Overview
Oman’s logistics sector occupies a distinct competitive position within the GCC landscape. While the UAE and Saudi Arabia dominate in scale and investment volume, Oman differentiates through strategic location, competitive cost structures, and niche specialisation. The sector’s GDP contribution of ~5% positions Oman as a mid-tier GCC player with significant upside potential under Vision 2040.
Key Indicators
| Metric | Current Position | 2040 Target |
|---|---|---|
| Oman GDP Share | ~5% | 12-15% |
| GCC Rank | 4th-5th | Top 3 |
| Competitive Advantage | Cost, location | Quality, specialisation |
Analysis
GCC peer comparison reveals that Oman’s logistics sector benefits from lower operating costs than UAE and Qatar, a strategic geographic position bridging the Arabian Sea and Indian Ocean trade routes, and a less saturated market offering first-mover advantages in select sub-sectors. Asyad Group, Port of Salalah (APM Terminals), Sohar Port, Oman Rail, Oman Aviation Group compete regionally through operational efficiency and government support. However, Oman trails in marketing sophistication, scale of infrastructure investment, and regulatory speed compared to Dubai and Riyadh.

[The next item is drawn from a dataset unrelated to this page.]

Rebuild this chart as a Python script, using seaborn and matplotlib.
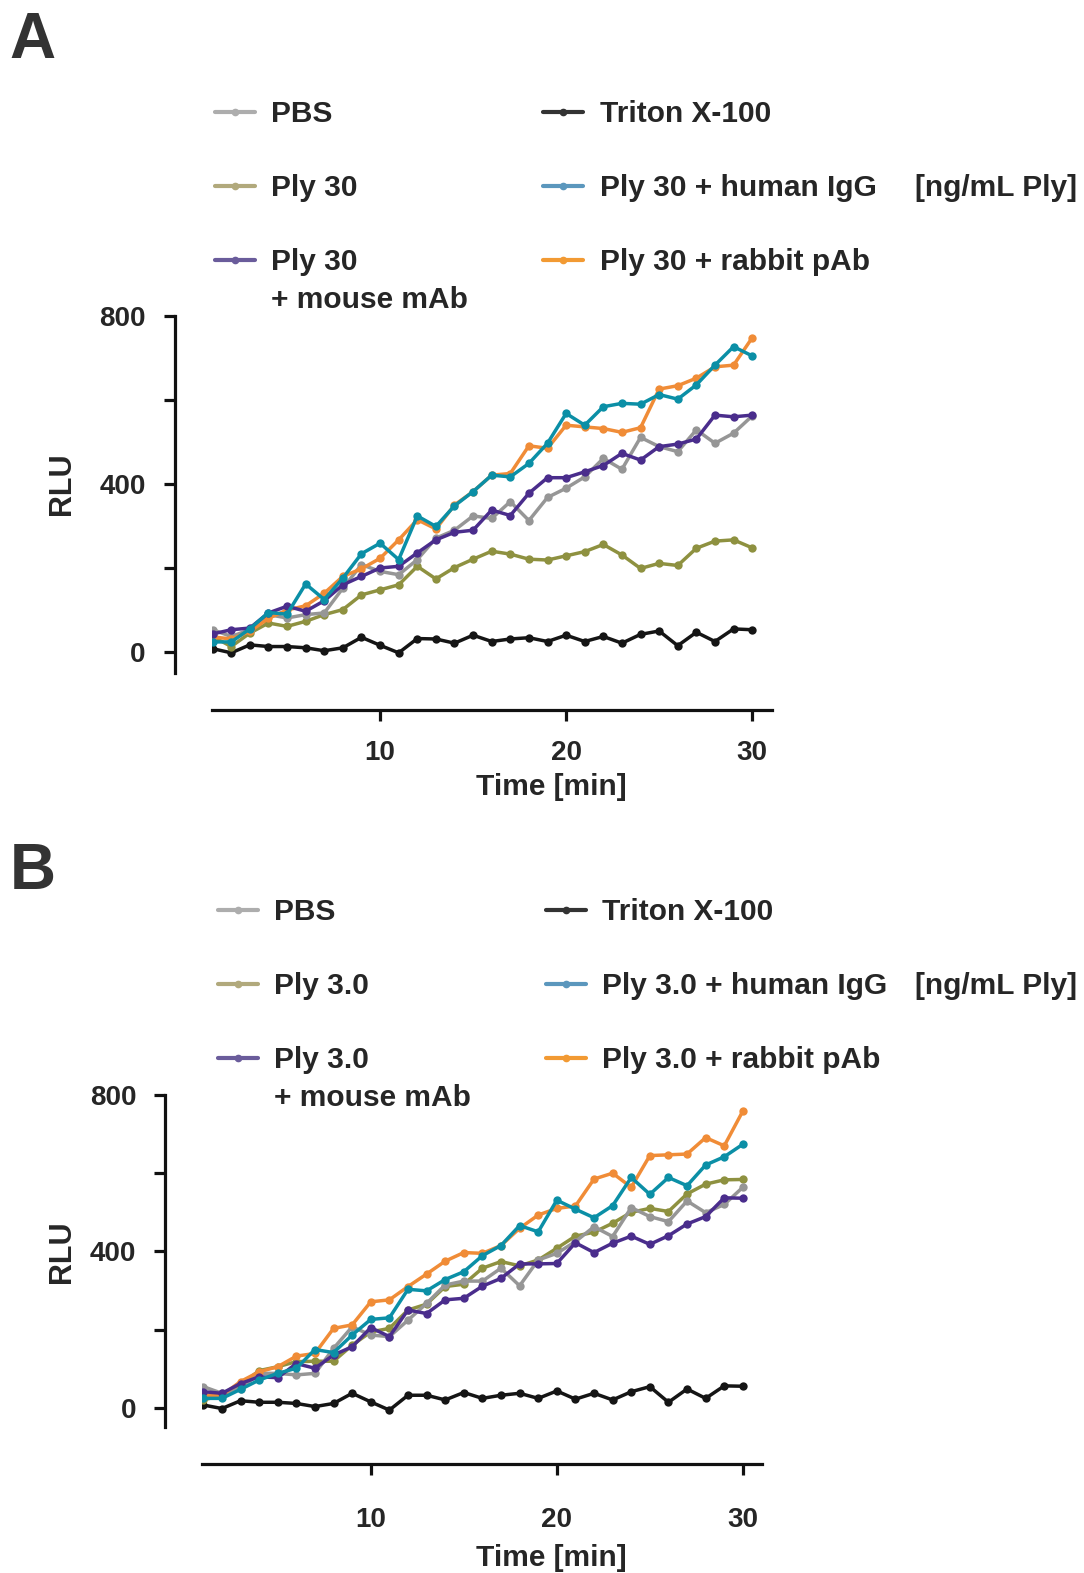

Integration with GCC economic convergence initiatives (customs union, rail connectivity) presents collaborative opportunities alongside competitive dynamics.
Challenges
Competing against larger GCC economies with deeper capital markets and stronger global brand recognition remains difficult. Competition from Jebel Ali (Dubai) and Khalifa Port (Abu Dhabi), incomplete rail network, customs process bottlenecks, shortage of skilled logistics professionals, and limited cold-chain infrastructure.
Opportunities
Niche positioning, GCC supply chain integration, and bilateral trade agreements can elevate Oman’s standing. Duqm Special Economic Zone as a trans-shipment hub, Oman Rail freight corridors reducing trucking costs by 40 percent, free zone incentives, digital logistics platforms, and Belt and Road connectivity.
Vision 2040 Targets
Increase GDP share to 12-15 percent; complete 2,200 km national rail network; double Salalah throughput; position Duqm as a top-20 global port; achieve 70 percent Omanisation.